Hoy
toca sopa de sobre. Todo un lujo después de una semana a base de bocadillos de
foie gras de seis latas un euro, y aunque que tengo para dos días, he decidido
tomarme el sobre entero hoy. Mañana no sé si tendré astillas de madera
suficientes para encender de nuevo un fuego con el que calentar el agua de la
sopa ¡Qué buena y calentita está! ¡Y de estrellitas!, como le gustaba a María.
Y me
inundan los recuerdos al mismo tiempo que sorbo la sopa caliente y cuento cada
una de las estrellitas de pasta que hago recorrer entre la lengua y el paladar,
como hacía María cuando aún estaba a mi lado. Veinte años sin ella son muchos.
Veinte años en que aquella maldita enfermedad, y la negativa de la corporación
comercial que gobierna el país a darle el medicamento, hicieron el resto. Mi
escaso sueldo apenas daba para pagar los alimentos que ambos consumíamos y el
alquiler excesivo por aquel cuchitril de veinticinco metros cuadrados en los
que nos hacinaban como a chinches. Me consolaba pensando que, al menos, mis
hijos estarán mejor en la zona donde la corporación comercial alemana controla
el territorio y los servicios. Era y sigue siendo normal el intercambio de
peones entre corporaciones, Lidl allí, Mercadona aquí, y así en cada uno de lo
que anteriormente denominábamos país. Qué hábiles fueron las grandes fortunas.
Los políticos no se dieron cuenta de que las puertas giratorias y los cargos
honoríficos que les otorgaban a cambio de favores, tarde o temprano traerían
consecuencias. Los partidos políticos se difuminaron a cambio de dinero y las
grandes compañías, con un Fondo Monetario Internacional que les respaldó, se
hicieron con el poder. Casa y comida son fundamentales, y ellos tenían en su
poder las dos. Sólo tuvieron que dar al ejército ambas cosas, el resto vino
rodado.
Las
primeras protestas fueron reprimidas con excesiva violencia.

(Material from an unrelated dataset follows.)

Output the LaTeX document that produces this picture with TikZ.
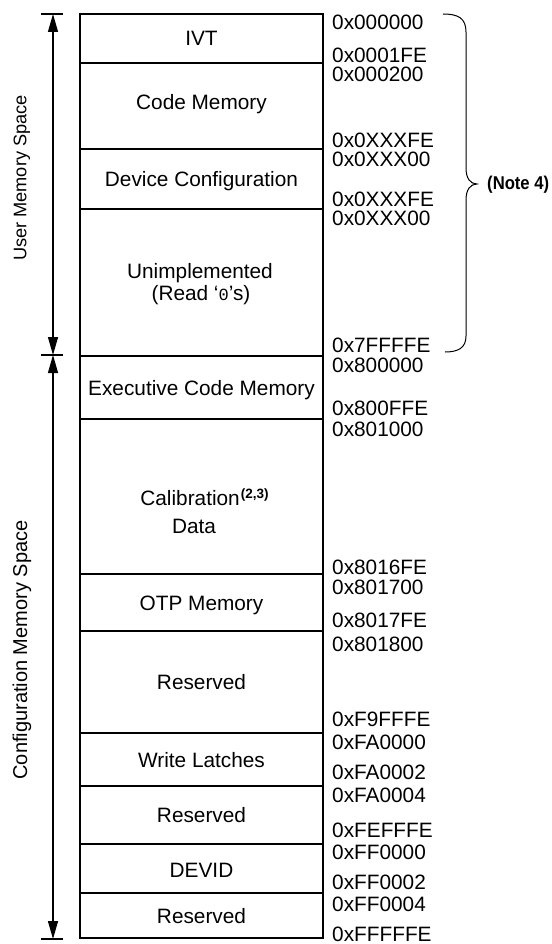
\documentclass[tikz,border=0pt]{standalone}
\usepackage{fontspec}
\setmainfont{Liberation Sans}
\newfontfamily\monof{Liberation Mono}
\usetikzlibrary{arrows.meta}
\begin{document}
\begin{tikzpicture}[x=1pt,y=-1pt,
  lbl/.style={font=\fontsize{20.8}{23}\selectfont, inner sep=0pt, anchor=base},
  addr/.style={font=\fontsize{20.8}{23}\selectfont, inner sep=0pt, anchor=west},
  side/.style={font=\fontsize{18.2}{21}\selectfont, inner sep=0pt, rotate=90},
  boxline/.style={line width=2pt},
  dimarrow/.style={line width=1.3pt, {Triangle[length=18pt,width=10pt]}-{Triangle[length=18pt,width=10pt]}},
  tickline/.style={line width=1.3pt},
  braceline/.style={line width=1pt}
]
\useasboundingbox (0,0) rectangle (551,944);

% region boundaries
\foreach \i/\y in {0/14,1/63,2/149,3/209,4/356,5/419,6/574,7/631,8/733,9/786,10/844,11/893,12/938}{
  \coordinate (L\i) at (80,\y);
  \coordinate (R\i) at (323,\y);
}
\draw[boxline] (L0) rectangle (R12);
\foreach \i in {1,...,11}{ \draw[boxline] (L\i) -- (R\i); }

% region labels
\node[lbl] (ivt) at (201.5,45.5) {IVT};
\node[lbl] (code) at (201.5,110) {Code Memory};
\node[lbl] (devcfg) at (201.5,186) {Device Configuration};
\node[lbl] (unimp1) at (200,278) {Unimplemented};
\node[lbl] (unimp2) at (201,300) {(Read ‘{\monof\fontsize{17}{17}\selectfont 0}’s)};
\node[lbl] (exec) at (201.5,395) {Executive Code Memory};
\node[lbl] (cal1) at (204.5,505) {Calibration\kern1pt\raisebox{6.5pt}{\fontsize{13.5}{13.5}\selectfont\bfseries(2,3)}};
\node[lbl] (cal2) at (194,533) {Data};
\node[lbl] (otp) at (201.5,610) {OTP Memory};
\node[lbl] (res1) at (201.5,689.5) {Reserved};
\node[lbl] (wl) at (201.5,767) {Write Latches};
\node[lbl] (res2) at (201.5,822.5) {Reserved};
\node[lbl] (devid) at (201.5,877) {DEVID};
\node[lbl] (res3) at (201.5,923) {Reserved};

% addresses
\foreach \n/\y/\t in {a1/22/0x000000, a2/55.5/0x0001FE, a3/74/0x000200, a4/140.5/0x0XXXFE, a5/159/0x0XXX00,
  a6/199.5/0x0XXXFE, a7/218/0x0XXX00, a8/345/0x7FFFFE, a9/365/0x800000, a10/408/0x800FFE, a11/429/0x801000,
  a12/567/0x8016FE, a13/587/0x801700, a14/620/0x8017FE, a15/644/0x801800, a16/719/0xF9FFFE, a17/742/0xFA0000,
  a18/772/0xFA0002, a19/795/0xFA0004, a20/830/0xFEFFFE, a21/852/0xFF0000, a22/882/0xFF0002, a23/904/0xFF0004,
  a24/934/0xFFFFFE}{
  \node[addr] (\n) at (332,\y) {\t};
}

% left dimension arrows
\coordinate (t0l) at (41,14);  \coordinate (t0r) at (63,14);
\coordinate (t1l) at (41,355); \coordinate (t1r) at (63,355);
\coordinate (t2l) at (41,939); \coordinate (t2r) at (63,939);
\coordinate (u0) at (53,14); \coordinate (u1) at (53,355); \coordinate (u2) at (53,939);
\draw[tickline] (t0l) -- (t0r);
\draw[tickline] (t1l) -- (t1r);
\draw[tickline] (t2l) -- (t2r);
\draw[dimarrow] (u0) -- (u1);
\draw[dimarrow] (u1) -- (u2);
\node[side] (usr) at (22,178) {User Memory Space};
\node[side, font=\fontsize{20}{23}\selectfont] (cfg) at (22,650) {Configuration Memory Space};

% brace
\coordinate (bt) at (443,14);
\coordinate (bm) at (477,184);
\coordinate (bb) at (445,352);
\draw[braceline] (bt) .. controls (458,14) and (466,18) .. (466,32) -- (466,168)
  .. controls (466,178) and (470,184) .. (bm)
  .. controls (470,184) and (466,190) .. (466,200) -- (466,336)
  .. controls (466,348) and (458,352) .. (bb);
\node[inner sep=0pt, anchor=west, font=\fontsize{18.5}{18.5}\selectfont\bfseries] (note) at (487,185) {\scalebox{0.9}[1]{(Note 4)}};
\end{tikzpicture}
\end{document}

Las segundas,
acompañadas de despidos, menores sueldos y racionamiento en la comida y los
servicios de aquellos que eran identificados como alborotadores. Al fin y al cabo ellos lo controlaban y
controlan todo. Era aceptar lo que te daban o morir en plena calle de
inanición. Apenas se puede sobrevivir. La caridad ya no existe en esta
sociedad. Ahora sólo hay dos clases, la de ellos y la nuestra. Unos viven como
zánganos a cuerpo de rey y otros como esclavos trabajando para ellos. Yo ya no
formo parte ni tan siquiera de esta última: los ancianos que ya no producimos
somos aislados bajo los puentes de las autopistas en habitáculos de tres por
dos, donde apenas cabe una cama y una manta. Triste recompensa para el trabajo
realizado durante años que aderezan con lo que ellos llaman manutención y que
apenas da para un par de comidas al día.
Pero
ahora sólo quiero disfrutar de mi sopa y los recuerdos agradables que me quedan
de María. Odio el atún y los macarrones de lata que me tocan la próxima semana.